───── DATA ROWS ─────
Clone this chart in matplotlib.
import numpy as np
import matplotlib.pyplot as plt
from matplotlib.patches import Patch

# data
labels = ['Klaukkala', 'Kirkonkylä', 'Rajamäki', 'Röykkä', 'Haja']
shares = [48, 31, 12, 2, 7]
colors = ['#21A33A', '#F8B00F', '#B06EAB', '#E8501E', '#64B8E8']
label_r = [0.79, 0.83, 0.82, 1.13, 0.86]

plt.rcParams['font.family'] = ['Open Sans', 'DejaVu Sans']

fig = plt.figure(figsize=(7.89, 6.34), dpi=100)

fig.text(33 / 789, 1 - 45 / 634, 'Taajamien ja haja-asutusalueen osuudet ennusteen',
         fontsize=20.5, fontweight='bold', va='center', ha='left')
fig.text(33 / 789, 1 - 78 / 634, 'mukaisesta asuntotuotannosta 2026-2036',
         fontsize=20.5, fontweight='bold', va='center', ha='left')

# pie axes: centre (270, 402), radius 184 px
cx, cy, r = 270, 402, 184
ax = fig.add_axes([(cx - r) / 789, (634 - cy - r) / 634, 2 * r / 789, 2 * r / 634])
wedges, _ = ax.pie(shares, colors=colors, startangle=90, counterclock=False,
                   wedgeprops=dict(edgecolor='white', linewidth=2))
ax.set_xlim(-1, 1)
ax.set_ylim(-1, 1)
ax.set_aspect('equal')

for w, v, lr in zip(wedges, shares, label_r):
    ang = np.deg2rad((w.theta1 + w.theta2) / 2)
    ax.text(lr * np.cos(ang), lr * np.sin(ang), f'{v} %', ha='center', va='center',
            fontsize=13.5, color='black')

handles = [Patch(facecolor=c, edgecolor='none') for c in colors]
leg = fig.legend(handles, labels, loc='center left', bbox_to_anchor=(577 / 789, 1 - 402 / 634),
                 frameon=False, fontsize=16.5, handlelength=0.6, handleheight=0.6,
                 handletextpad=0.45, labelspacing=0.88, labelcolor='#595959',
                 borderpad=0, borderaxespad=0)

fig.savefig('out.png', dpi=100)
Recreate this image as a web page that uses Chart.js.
─────
───── DATA ROWS ─────
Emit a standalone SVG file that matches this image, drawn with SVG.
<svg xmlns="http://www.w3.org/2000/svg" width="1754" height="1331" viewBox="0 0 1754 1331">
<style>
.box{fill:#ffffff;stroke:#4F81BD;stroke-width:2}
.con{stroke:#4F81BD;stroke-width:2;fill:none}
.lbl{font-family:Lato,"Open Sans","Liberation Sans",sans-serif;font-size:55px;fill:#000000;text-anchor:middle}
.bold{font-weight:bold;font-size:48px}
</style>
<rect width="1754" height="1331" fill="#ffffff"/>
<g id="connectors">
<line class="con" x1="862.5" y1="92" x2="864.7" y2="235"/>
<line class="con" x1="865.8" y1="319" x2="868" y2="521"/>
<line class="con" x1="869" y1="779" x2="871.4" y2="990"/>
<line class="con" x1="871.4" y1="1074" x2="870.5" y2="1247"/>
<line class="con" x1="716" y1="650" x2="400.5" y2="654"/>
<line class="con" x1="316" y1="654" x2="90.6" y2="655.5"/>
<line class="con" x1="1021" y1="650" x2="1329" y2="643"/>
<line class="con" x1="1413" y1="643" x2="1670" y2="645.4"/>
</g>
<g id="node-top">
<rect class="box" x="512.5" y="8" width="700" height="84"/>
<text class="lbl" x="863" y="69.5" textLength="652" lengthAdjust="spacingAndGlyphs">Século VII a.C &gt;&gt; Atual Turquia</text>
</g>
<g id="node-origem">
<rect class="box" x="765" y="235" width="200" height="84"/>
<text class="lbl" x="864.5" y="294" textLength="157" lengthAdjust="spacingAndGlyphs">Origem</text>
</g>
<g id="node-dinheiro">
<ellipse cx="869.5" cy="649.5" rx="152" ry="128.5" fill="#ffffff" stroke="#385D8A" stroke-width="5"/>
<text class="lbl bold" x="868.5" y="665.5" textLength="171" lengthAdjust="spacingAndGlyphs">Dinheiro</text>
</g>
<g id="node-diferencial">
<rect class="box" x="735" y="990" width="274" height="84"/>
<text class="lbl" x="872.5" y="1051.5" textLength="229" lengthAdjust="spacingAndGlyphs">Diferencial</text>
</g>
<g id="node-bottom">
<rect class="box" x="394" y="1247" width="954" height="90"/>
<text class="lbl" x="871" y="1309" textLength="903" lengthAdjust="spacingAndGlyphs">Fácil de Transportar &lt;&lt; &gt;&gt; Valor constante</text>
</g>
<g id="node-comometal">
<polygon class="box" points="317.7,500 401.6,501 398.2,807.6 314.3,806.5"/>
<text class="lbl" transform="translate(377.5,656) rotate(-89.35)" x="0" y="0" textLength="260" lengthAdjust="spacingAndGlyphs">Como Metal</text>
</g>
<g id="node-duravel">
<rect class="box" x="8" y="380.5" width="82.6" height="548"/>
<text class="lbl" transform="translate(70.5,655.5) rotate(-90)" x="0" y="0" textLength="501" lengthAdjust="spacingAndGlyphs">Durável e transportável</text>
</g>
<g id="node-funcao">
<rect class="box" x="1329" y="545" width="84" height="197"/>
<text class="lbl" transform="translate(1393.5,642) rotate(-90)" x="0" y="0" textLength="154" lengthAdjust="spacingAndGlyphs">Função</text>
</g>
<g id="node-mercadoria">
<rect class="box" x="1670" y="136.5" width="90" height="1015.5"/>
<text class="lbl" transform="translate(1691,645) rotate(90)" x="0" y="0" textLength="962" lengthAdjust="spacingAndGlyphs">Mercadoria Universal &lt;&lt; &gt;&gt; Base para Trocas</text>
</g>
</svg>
─────
#### OBJECTIVE:
Return each line of the data that contains the string "image".

#### ANSWER BELOW:
Recreate this image as a web page that uses Chart.js.
Emit a standalone SVG file that matches this image, drawn with SVG.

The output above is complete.